**Given request**
Only the number is wanted: tally the lines below that contain the word "this".

**Supplied material**
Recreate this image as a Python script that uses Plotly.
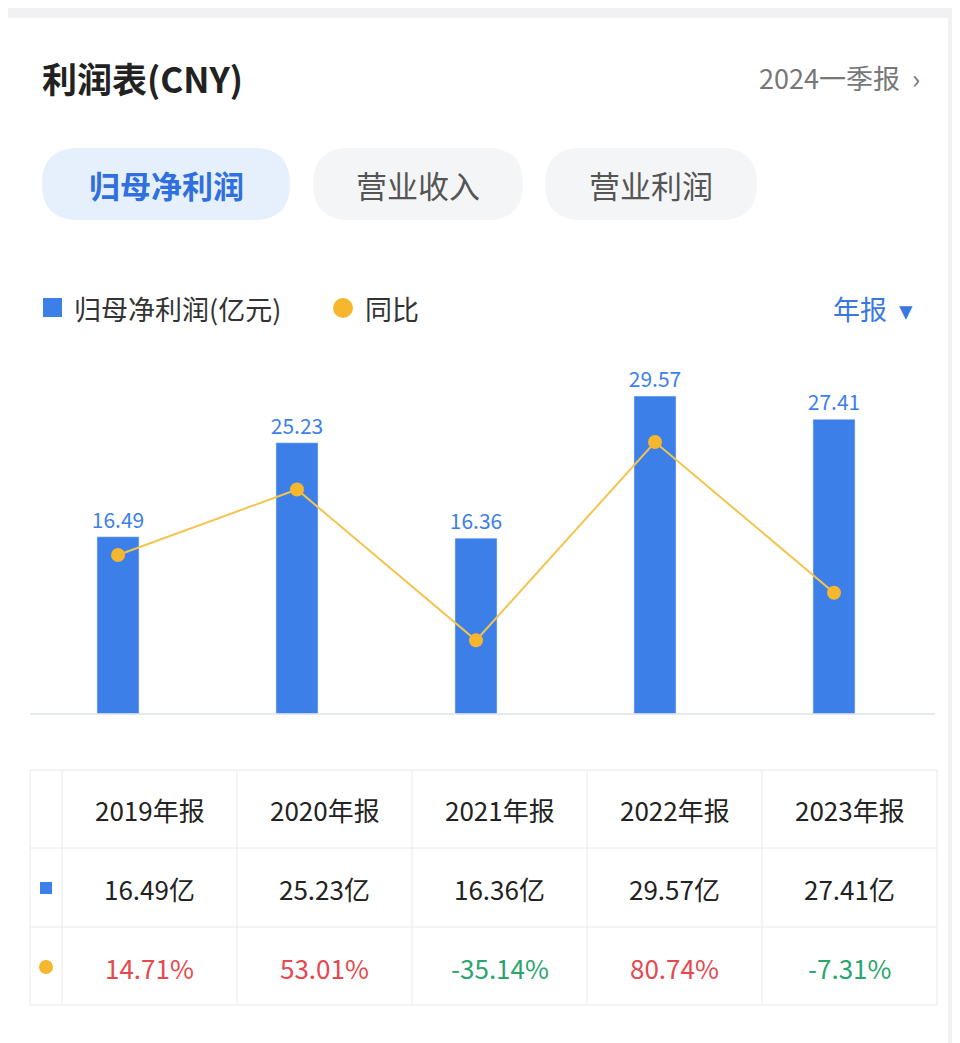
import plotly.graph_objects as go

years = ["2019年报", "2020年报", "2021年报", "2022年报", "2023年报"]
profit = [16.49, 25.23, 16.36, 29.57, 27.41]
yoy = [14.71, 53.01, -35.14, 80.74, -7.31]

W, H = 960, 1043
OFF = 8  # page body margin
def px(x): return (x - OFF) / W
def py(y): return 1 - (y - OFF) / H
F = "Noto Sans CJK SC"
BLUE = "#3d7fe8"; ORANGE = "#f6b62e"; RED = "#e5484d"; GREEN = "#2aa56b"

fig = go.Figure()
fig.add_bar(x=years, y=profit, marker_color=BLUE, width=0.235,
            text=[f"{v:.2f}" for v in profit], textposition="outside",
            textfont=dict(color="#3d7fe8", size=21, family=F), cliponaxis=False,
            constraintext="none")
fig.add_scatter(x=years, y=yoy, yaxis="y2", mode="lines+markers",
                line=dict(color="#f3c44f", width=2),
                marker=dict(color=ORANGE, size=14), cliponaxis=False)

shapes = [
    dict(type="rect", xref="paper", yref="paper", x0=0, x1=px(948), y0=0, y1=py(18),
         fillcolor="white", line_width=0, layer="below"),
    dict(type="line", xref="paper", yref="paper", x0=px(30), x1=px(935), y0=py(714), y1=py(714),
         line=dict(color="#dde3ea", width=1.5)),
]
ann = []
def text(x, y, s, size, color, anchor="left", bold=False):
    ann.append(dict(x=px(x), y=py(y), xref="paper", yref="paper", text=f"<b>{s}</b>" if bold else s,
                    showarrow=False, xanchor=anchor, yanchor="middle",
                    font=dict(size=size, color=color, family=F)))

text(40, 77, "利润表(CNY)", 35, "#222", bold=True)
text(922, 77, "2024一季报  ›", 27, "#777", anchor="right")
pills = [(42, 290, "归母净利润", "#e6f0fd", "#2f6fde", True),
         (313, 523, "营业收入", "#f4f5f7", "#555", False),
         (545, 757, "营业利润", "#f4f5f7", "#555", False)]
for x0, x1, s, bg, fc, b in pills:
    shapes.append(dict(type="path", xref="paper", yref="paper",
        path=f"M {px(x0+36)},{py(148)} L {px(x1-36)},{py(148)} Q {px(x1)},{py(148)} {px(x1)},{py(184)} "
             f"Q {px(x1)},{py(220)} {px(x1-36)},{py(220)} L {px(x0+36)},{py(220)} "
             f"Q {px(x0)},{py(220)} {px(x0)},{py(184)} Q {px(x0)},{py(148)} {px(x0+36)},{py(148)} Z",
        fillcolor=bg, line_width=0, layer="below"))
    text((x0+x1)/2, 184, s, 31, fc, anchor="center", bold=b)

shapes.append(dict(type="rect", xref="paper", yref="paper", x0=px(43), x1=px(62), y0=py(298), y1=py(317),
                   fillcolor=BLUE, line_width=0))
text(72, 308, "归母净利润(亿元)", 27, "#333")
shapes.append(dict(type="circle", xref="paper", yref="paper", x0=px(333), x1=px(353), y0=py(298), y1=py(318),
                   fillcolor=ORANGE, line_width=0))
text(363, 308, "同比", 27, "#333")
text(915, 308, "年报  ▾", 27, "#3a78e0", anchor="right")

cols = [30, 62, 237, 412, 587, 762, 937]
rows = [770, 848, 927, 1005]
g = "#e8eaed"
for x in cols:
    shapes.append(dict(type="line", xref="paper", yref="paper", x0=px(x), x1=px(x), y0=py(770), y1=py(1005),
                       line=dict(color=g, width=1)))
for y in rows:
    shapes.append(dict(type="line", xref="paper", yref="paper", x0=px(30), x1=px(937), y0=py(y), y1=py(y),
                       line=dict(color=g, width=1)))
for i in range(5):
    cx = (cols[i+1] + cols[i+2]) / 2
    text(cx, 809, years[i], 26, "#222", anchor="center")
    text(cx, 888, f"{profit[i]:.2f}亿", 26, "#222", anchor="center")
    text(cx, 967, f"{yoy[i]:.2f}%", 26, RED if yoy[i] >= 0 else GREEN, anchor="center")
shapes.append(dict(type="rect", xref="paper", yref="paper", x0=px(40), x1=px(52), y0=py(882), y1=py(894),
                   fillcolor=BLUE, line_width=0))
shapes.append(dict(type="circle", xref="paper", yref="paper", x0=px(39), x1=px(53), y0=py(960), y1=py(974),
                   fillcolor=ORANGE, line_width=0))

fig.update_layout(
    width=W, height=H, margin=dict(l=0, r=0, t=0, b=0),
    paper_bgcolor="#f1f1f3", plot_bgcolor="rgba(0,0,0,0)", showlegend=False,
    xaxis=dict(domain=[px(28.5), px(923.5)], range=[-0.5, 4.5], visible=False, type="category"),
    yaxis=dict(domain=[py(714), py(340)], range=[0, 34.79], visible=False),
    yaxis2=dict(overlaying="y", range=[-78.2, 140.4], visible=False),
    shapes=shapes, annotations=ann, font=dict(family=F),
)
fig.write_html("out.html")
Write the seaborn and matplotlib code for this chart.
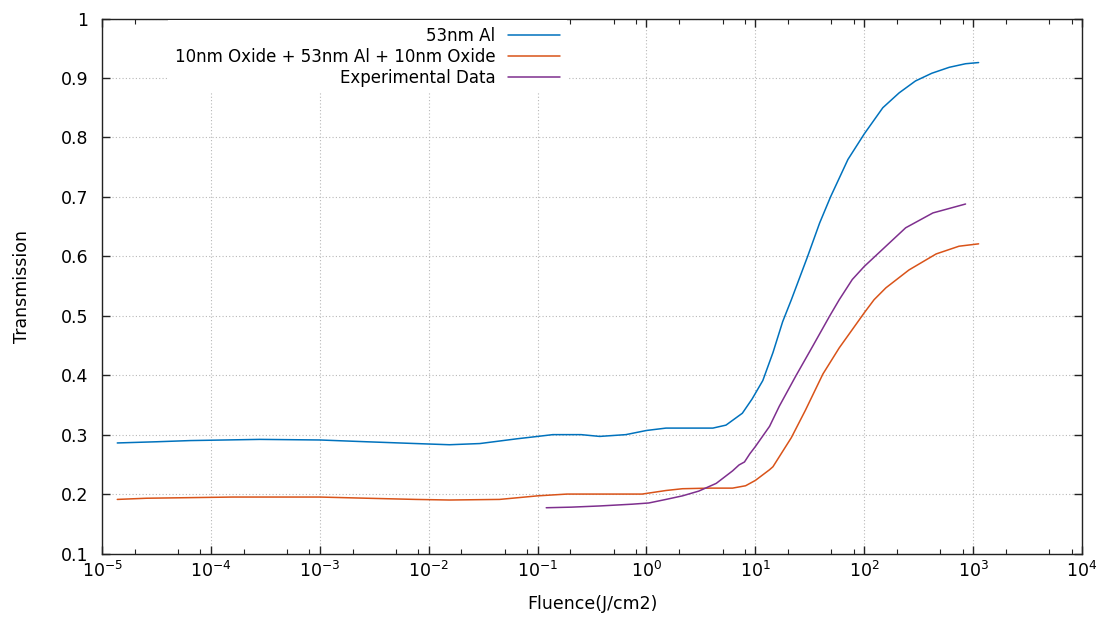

**Exercise response**
2